> _Collected data_
- - - -

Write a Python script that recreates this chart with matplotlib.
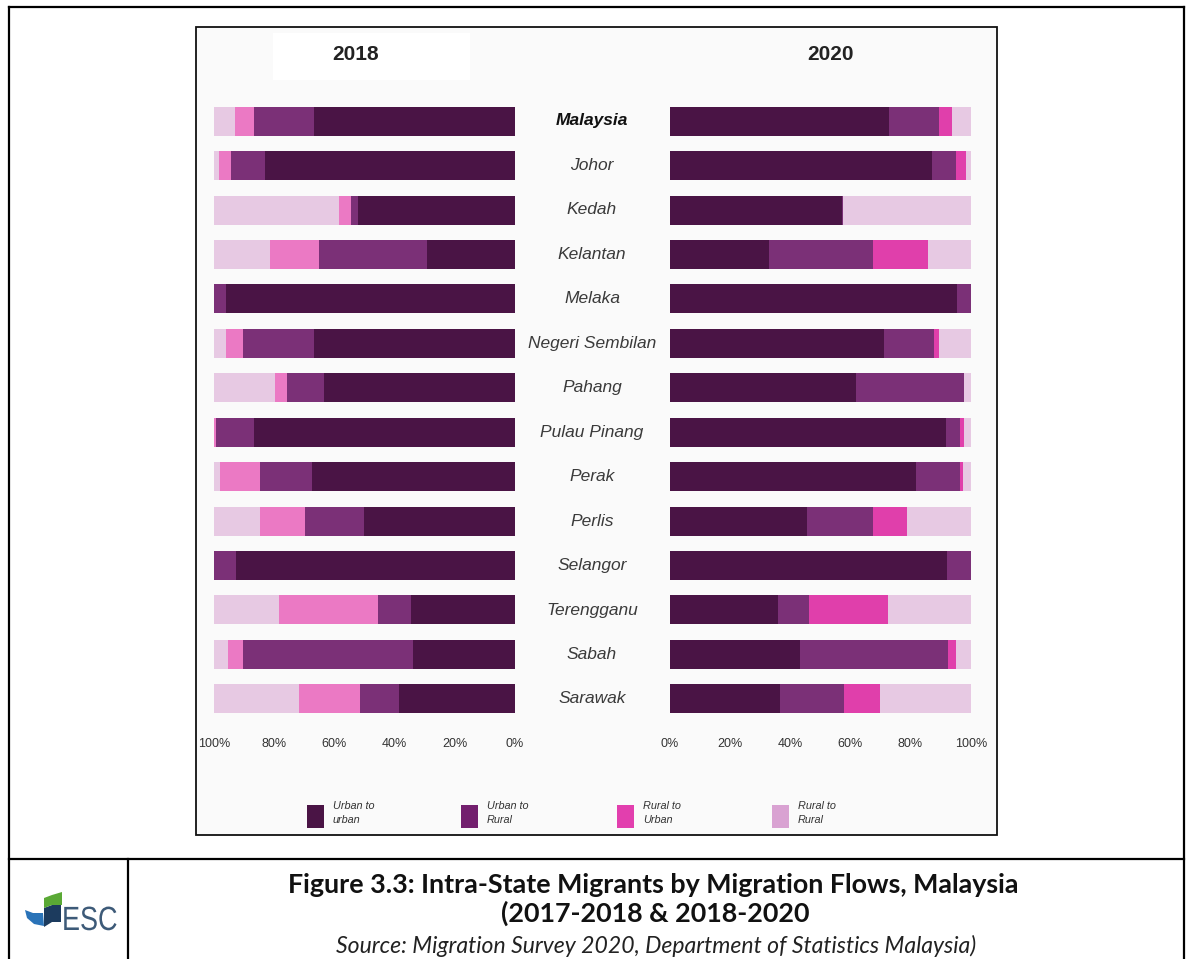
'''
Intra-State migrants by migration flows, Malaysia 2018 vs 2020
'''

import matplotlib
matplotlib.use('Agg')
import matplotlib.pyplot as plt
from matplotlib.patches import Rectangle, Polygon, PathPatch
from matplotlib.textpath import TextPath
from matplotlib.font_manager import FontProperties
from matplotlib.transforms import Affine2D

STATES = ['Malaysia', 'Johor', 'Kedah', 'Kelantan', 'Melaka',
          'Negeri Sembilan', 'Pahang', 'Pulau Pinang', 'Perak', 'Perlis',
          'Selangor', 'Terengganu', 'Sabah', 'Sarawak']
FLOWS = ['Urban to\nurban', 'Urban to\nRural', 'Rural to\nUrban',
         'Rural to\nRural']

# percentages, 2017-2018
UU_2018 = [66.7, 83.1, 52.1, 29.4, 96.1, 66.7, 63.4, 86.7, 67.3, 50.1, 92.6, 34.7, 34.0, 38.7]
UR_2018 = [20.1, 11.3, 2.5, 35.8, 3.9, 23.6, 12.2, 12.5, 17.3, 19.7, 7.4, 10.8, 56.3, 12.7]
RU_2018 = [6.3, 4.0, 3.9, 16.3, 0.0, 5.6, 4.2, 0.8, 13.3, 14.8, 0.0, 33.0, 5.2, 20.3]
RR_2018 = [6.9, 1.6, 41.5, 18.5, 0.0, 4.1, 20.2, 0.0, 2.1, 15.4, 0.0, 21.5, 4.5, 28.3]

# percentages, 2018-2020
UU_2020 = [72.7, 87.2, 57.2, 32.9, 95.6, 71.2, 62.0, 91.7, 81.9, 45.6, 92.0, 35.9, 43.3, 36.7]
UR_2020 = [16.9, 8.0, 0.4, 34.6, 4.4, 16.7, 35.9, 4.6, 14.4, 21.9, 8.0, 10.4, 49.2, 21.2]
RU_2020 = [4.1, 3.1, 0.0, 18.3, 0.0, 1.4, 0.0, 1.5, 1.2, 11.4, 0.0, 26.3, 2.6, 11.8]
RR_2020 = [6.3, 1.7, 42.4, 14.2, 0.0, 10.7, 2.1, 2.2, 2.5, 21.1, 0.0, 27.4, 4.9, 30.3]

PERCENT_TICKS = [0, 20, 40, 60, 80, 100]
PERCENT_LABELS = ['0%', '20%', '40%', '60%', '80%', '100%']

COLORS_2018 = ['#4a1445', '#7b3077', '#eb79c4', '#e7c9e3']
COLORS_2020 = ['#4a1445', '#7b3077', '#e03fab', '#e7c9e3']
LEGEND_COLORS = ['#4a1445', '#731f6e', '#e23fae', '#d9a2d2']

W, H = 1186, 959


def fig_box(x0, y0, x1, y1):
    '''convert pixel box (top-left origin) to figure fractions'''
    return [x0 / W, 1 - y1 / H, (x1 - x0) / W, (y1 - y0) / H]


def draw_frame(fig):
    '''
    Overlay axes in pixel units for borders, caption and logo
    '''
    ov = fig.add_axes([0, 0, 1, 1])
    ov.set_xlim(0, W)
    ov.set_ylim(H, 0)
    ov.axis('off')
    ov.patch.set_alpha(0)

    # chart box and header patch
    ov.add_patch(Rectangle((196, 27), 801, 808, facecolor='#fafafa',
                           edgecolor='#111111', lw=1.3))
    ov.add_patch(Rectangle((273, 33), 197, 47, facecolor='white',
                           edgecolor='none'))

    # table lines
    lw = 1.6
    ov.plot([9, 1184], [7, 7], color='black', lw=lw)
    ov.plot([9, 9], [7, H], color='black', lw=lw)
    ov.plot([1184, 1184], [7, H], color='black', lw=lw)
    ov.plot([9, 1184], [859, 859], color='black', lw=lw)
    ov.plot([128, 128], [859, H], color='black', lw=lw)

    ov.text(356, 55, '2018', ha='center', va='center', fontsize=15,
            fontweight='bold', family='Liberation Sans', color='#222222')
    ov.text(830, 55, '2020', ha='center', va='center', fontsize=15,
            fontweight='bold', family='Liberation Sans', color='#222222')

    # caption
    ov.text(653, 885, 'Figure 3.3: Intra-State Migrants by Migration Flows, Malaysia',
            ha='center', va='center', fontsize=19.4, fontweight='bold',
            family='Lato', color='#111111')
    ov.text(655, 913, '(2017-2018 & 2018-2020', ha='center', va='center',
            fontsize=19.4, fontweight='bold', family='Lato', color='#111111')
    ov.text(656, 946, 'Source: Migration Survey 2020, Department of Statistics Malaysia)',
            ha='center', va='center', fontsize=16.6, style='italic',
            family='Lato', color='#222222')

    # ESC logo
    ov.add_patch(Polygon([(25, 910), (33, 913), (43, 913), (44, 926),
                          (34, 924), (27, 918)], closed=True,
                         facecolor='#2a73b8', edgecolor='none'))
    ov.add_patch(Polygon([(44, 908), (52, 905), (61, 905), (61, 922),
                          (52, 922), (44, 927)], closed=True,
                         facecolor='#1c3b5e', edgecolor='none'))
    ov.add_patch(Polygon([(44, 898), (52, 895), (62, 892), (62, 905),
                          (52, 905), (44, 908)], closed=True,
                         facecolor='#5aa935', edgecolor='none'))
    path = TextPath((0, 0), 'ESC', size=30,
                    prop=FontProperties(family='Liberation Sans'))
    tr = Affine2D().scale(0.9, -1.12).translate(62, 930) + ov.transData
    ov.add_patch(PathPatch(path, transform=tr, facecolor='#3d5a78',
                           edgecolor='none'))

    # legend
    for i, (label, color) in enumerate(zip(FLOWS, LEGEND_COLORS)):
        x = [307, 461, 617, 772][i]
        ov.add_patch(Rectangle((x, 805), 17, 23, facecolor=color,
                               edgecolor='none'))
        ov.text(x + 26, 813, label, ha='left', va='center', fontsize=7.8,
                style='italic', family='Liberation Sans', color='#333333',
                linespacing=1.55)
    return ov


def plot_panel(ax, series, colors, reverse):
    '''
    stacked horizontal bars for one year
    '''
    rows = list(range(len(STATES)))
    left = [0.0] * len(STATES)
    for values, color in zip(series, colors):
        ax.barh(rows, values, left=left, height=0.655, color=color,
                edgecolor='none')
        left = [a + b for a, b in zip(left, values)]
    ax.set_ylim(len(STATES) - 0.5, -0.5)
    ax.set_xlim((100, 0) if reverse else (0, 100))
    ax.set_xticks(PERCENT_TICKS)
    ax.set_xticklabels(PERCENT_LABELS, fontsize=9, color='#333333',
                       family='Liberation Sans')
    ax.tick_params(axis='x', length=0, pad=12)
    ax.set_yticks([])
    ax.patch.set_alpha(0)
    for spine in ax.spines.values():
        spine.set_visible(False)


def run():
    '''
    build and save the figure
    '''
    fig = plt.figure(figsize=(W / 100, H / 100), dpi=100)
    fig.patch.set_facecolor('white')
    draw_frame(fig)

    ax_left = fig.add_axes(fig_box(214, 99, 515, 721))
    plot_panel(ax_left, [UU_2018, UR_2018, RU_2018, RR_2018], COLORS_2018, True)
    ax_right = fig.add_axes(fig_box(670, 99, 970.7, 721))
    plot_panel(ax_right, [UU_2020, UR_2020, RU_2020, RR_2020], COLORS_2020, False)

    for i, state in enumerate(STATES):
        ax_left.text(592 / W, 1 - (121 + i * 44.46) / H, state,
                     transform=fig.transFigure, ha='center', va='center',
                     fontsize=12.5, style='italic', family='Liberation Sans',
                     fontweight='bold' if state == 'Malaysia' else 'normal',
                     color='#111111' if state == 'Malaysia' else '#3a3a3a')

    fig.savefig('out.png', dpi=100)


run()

- - - -

> _What you have to do_
Up to and including the line with "return [x0 /", copy the data above from its first line. Skip pictures.

> _Task result_
Write a Python script that recreates this chart with matplotlib.
'''
Intra-State migrants by migration flows, Malaysia 2018 vs 2020
'''

import matplotlib
matplotlib.use('Agg')
import matplotlib.pyplot as plt
from matplotlib.patches import Rectangle, Polygon, PathPatch
from matplotlib.textpath import TextPath
from matplotlib.font_manager import FontProperties
from matplotlib.transforms import Affine2D

STATES = ['Malaysia', 'Johor', 'Kedah', 'Kelantan', 'Melaka',
          'Negeri Sembilan', 'Pahang', 'Pulau Pinang', 'Perak', 'Perlis',
          'Selangor', 'Terengganu', 'Sabah', 'Sarawak']
FLOWS = ['Urban to\nurban', 'Urban to\nRural', 'Rural to\nUrban',
         'Rural to\nRural']

# percentages, 2017-2018
UU_2018 = [66.7, 83.1, 52.1, 29.4, 96.1, 66.7, 63.4, 86.7, 67.3, 50.1, 92.6, 34.7, 34.0, 38.7]
UR_2018 = [20.1, 11.3, 2.5, 35.8, 3.9, 23.6, 12.2, 12.5, 17.3, 19.7, 7.4, 10.8, 56.3, 12.7]
RU_2018 = [6.3, 4.0, 3.9, 16.3, 0.0, 5.6, 4.2, 0.8, 13.3, 14.8, 0.0, 33.0, 5.2, 20.3]
RR_2018 = [6.9, 1.6, 41.5, 18.5, 0.0, 4.1, 20.2, 0.0, 2.1, 15.4, 0.0, 21.5, 4.5, 28.3]

# percentages, 2018-2020
UU_2020 = [72.7, 87.2, 57.2, 32.9, 95.6, 71.2, 62.0, 91.7, 81.9, 45.6, 92.0, 35.9, 43.3, 36.7]
UR_2020 = [16.9, 8.0, 0.4, 34.6, 4.4, 16.7, 35.9, 4.6, 14.4, 21.9, 8.0, 10.4, 49.2, 21.2]
RU_2020 = [4.1, 3.1, 0.0, 18.3, 0.0, 1.4, 0.0, 1.5, 1.2, 11.4, 0.0, 26.3, 2.6, 11.8]
RR_2020 = [6.3, 1.7, 42.4, 14.2, 0.0, 10.7, 2.1, 2.2, 2.5, 21.1, 0.0, 27.4, 4.9, 30.3]

PERCENT_TICKS = [0, 20, 40, 60, 80, 100]
PERCENT_LABELS = ['0%', '20%', '40%', '60%', '80%', '100%']

COLORS_2018 = ['#4a1445', '#7b3077', '#eb79c4', '#e7c9e3']
COLORS_2020 = ['#4a1445', '#7b3077', '#e03fab', '#e7c9e3']
LEGEND_COLORS = ['#4a1445', '#731f6e', '#e23fae', '#d9a2d2']

W, H = 1186, 959


def fig_box(x0, y0, x1, y1):
    '''convert pixel box (top-left origin) to figure fractions'''
    return [x0 / W, 1 - y1 / H, (x1 - x0) / W, (y1 - y0) / H]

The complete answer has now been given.